The Mother Figure: Mina Lee

The Motherhood Theme: When Margot can’t get hold of her mother Mina, she makes a surprise trip to Koreatown in LA to see her. When she gets there she discovers her mother is dead and unable to accept it was an accident, she traces her mother’s steps, digs into her past and discovers she didn’t know her mother at all. This book tackles accepting your parents for who they are and understanding they have a whole story and history that makes them who they are and affects how they parent you.

Read our full review here


11. Not to Mention by Vivian de Klerk

The Mother Figure: Mother (not mentioned by name)
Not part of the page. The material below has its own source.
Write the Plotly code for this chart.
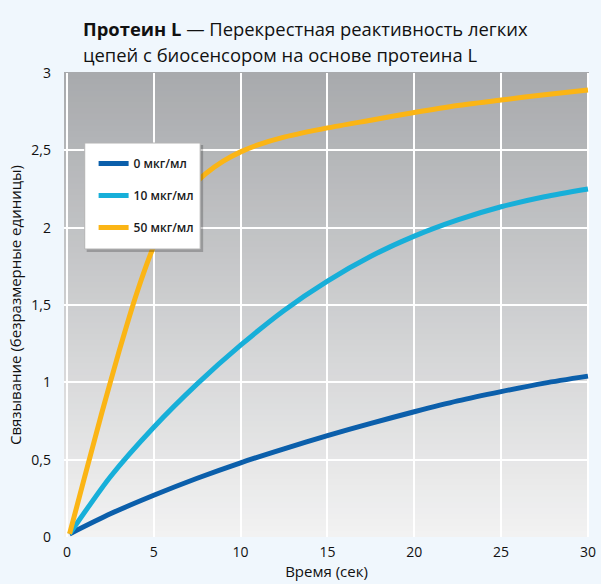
import plotly.graph_objects as go

# Binding response (dimensionless) over time for each light-chain concentration
time_a = [0.15, 2.5, 5, 7.5, 10, 12.5, 15, 17.5, 20, 22.5, 25, 27.5, 30]
conc_0 = [0.02, 0.15, 0.27, 0.38, 0.48, 0.57, 0.655, 0.735, 0.81, 0.88, 0.94, 0.995, 1.04]
conc_10 = [0.02, 0.39, 0.71, 0.99, 1.24, 1.465, 1.655, 1.815, 1.945, 2.05, 2.135, 2.20, 2.25]

time_b = [0.15, 1, 2, 3, 4, 5, 6, 7, 8, 9, 10, 11, 12.5, 15, 17.5, 20, 22.5, 25, 27.5, 30]
conc_50 = [0.02, 0.38, 0.80, 1.20, 1.57, 1.88, 2.10, 2.245, 2.35, 2.43, 2.49, 2.535,
           2.585, 2.645, 2.695, 2.745, 2.79, 2.825, 2.86, 2.89]

series_names = ["0 мкг/мл", "10 мкг/мл", "50 мкг/мл"]
series_x = [time_a, time_a, time_b]
series_values = [conc_0, conc_10, conc_50]
series_colors = ["#0b5fab", "#17afd9", "#fbb515"]

x_ticks = [0, 5, 10, 15, 20, 25, 30]
y_ticks = [0, 0.5, 1, 1.5, 2, 2.5, 3]

# Plot area in pixels (used to place the paper-anchored decorations)
W, H = 601, 584
ML, MR, MT, MB = 64, 5, 73, 47
PW, PH = W - ML - MR, H - MT - MB


def px_x(p):
    return (p - ML) / PW


def px_y(p):
    return 1 - (p - MT) / PH


fig = go.Figure()
for i, (name, xs, vals, col) in enumerate(zip(series_names, series_x, series_values, series_colors)):
    fig.add_trace(go.Scatter(
        x=xs, y=vals, name=name, mode="lines",
        line=dict(color=col, width=5, shape="spline", smoothing=0.7),
        legendgroup=f"g{i}",
    ))

# Vertical grey gradient behind the plotting area
n_bands = 80
top_rgb = (168, 170, 173)
bot_rgb = (242, 242, 242)
shapes = []
for k in range(n_bands):
    t = k / (n_bands - 1)
    r = round(bot_rgb[0] + (top_rgb[0] - bot_rgb[0]) * t)
    g = round(bot_rgb[1] + (top_rgb[1] - bot_rgb[1]) * t)
    b = round(bot_rgb[2] + (top_rgb[2] - bot_rgb[2]) * t)
    shapes.append(dict(
        type="rect", xref="x domain", yref="y domain",
        x0=0, x1=1, y0=k / n_bands, y1=(k + 1) / n_bands + 0.002,
        fillcolor=f"rgb({r},{g},{b})", line=dict(width=0), layer="below",
    ))

# Legend panel with a soft drop shadow
box_l, box_r, box_t, box_b = 85, 202, 143, 249
shapes.append(dict(
    type="rect", xref="paper", yref="paper",
    x0=px_x(box_l + 2), x1=px_x(box_r + 3), y0=px_y(box_b + 3), y1=px_y(box_t + 2),
    fillcolor="rgba(0,0,0,0.22)", line=dict(width=0), layer="above",
))
shapes.append(dict(
    type="rect", xref="paper", yref="paper",
    x0=px_x(box_l), x1=px_x(box_r), y0=px_y(box_b), y1=px_y(box_t),
    fillcolor="#ffffff", line=dict(color="#b4b4b4", width=1), layer="above",
))

font_family = "Open Sans, Noto Sans, sans-serif"

fig.update_layout(
    width=W, height=H,
    margin=dict(l=ML, r=MR, t=MT, b=MB),
    paper_bgcolor="#f0f7fd",
    plot_bgcolor="#f2f2f2",
    separators=", ",
    font=dict(family=font_family, size=14, color="#111111"),
    shapes=shapes,
    showlegend=True,
    legend=dict(
        x=px_x(94), y=px_y(149), xanchor="left", yanchor="top",
        bgcolor="rgba(0,0,0,0)", borderwidth=0,
        font=dict(size=12, color="#1a1a1a", weight=600),
        traceorder="grouped", tracegroupgap=13,
        itemwidth=30,
    ),
    annotations=[
        dict(text="<b>Протеин L</b> — Перекрестная реактивность легких",
             xref="paper", yref="paper", x=px_x(81), y=px_y(14),
             xanchor="left", yanchor="top", showarrow=False,
             font=dict(size=18.4, color="#111111")),
        dict(text="цепей с биосенсором на основе протеина L",
             xref="paper", yref="paper", x=px_x(81), y=px_y(40),
             xanchor="left", yanchor="top", showarrow=False,
             font=dict(size=18.4, color="#111111")),
    ],
)

fig.update_xaxes(
    range=[-0.17, 30.06], tickvals=x_ticks, ticktext=[str(v) for v in x_ticks],
    showgrid=True, gridcolor="#ffffff", gridwidth=1.5,
    zeroline=False, showline=False, ticks="", ticklabelstandoff=5,
    ticklabeloverflow="allow",
    title=dict(text="Время (сек)", font=dict(size=15), standoff=4),
)
fig.update_yaxes(
    range=[0, 3], tickvals=y_ticks,
    ticktext=[("%g" % v).replace(".", ",") for v in y_ticks],
    showgrid=True, gridcolor="#ffffff", gridwidth=1.5,
    zeroline=False, showline=False, ticks="", ticklabelstandoff=12,
    title=dict(text="Связывание (безразмерные единицы)", font=dict(size=15), standoff=6),
)

fig.write_html("out.html")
The Motherhood Theme: Katy Ferreira is a 20-year-old girl who has not left her bedroom for almost two years and at 360kg cannot leave her bed. The only person she has any contact with is her mother who has enabled her binge eating and unable to give her the one thing she truly craves which is love.

Read our full review here


12. The Harpy by Megan Hunter

The Mother Figure: Lucy

The Motherhood Theme: Lucy is a devoted housewife and mother who works from home. Her life comes crumbling down when she learns her husband is having an affair. They decide to stay together but devise a game of crime and punishment where Lucy can hurt him three times. It tackles the psychological toll of parenting and infidelity.

Read our full review here


13. Shuggie Bain by Douglas Stuart

The Mother Figure: Agnes

The Motherhood Theme: Agnes is obsessed with an image and the idea of perfection, but she is an alcoholic abandoned in a poverty stricken down by her husband. One by one she pushes away her children, until only Shuggie is left desperate to make her better. It tackles poverty, addiction and the devastation of loving a broken parent in a raw and intimate way.

Read our full review here


14. The Dead Line by Holly Watt

The Mother Figures: Women struggling with Fertility

The Motherhood Theme: In this book, a reporter accidentally happens on a huge story. An undercover network that links infertile couples with a surrogate. Only those surrogates are young Bangladeshi girls who are kidnapped and forcefully impregnated. It’s a shocking thriller that questions the price people would pay to become a mother.

Read our full review here


15. Orphan Train by Christina Baker Kline

The Mother Figure: Vivian Daley

The Motherhood Theme: This book is based on true-life orphan trains that ran that ran between and 1854 and 1929 from the East Coast of the United States to the Midwest carrying abandoned children to homes that would take them in. As such it is more about the lack of having a mother than being one. Vivian who is now an elderly widow takes on turbulent seventeen-year-old Molly to help her clean her attic. As they clean, the stories of both Vivian’s and Molly’s lives are revealed and a bond grows between the two.

Read our full review here


16. The Henna Artist by Alka Joshi

The Mother Figure: Lakshmi

The Motherhood Theme: Lakshmi escapes from an arranged and abusive marriage at 17-years-old and manages to create a new life herself as a Henna artist in Jaipur. But where her real power lies is in her use of ancient medicine to help woman to both conceive, prevent and terminate pregnancies. She also becomes a mother-like figure to her younger sister who tracks her down.

Read our full review here


17. When the Village Sleeps by Sindiwe Magona

The Mother Figure: Khulu

The Motherhood Theme: It’s a story of poverty and broken systems told through the lives of 4 generations of AmaTolo women, three of whom are mothers. But it is the grandmother Khulu who shines as the matriarch of the family and who teaches them how to nurture human life and to live a sustainable, self sufficient and harmonious life.

Full review coming soon


18. Someone Like you by Karen Kingsbury

The Mother Figures: Brooke and Louise

The Motherhood Theme: Maddie is shaken to the core when she finds out from a stranger that she was adopted as an embryo, a secret her parents hid from her for twenty-two years. Feeling betrayed, angry and confused she leaves her dream job, fiancée and rejects her family and moves across the country to find out who she is. It’s a really interesting take on adoption.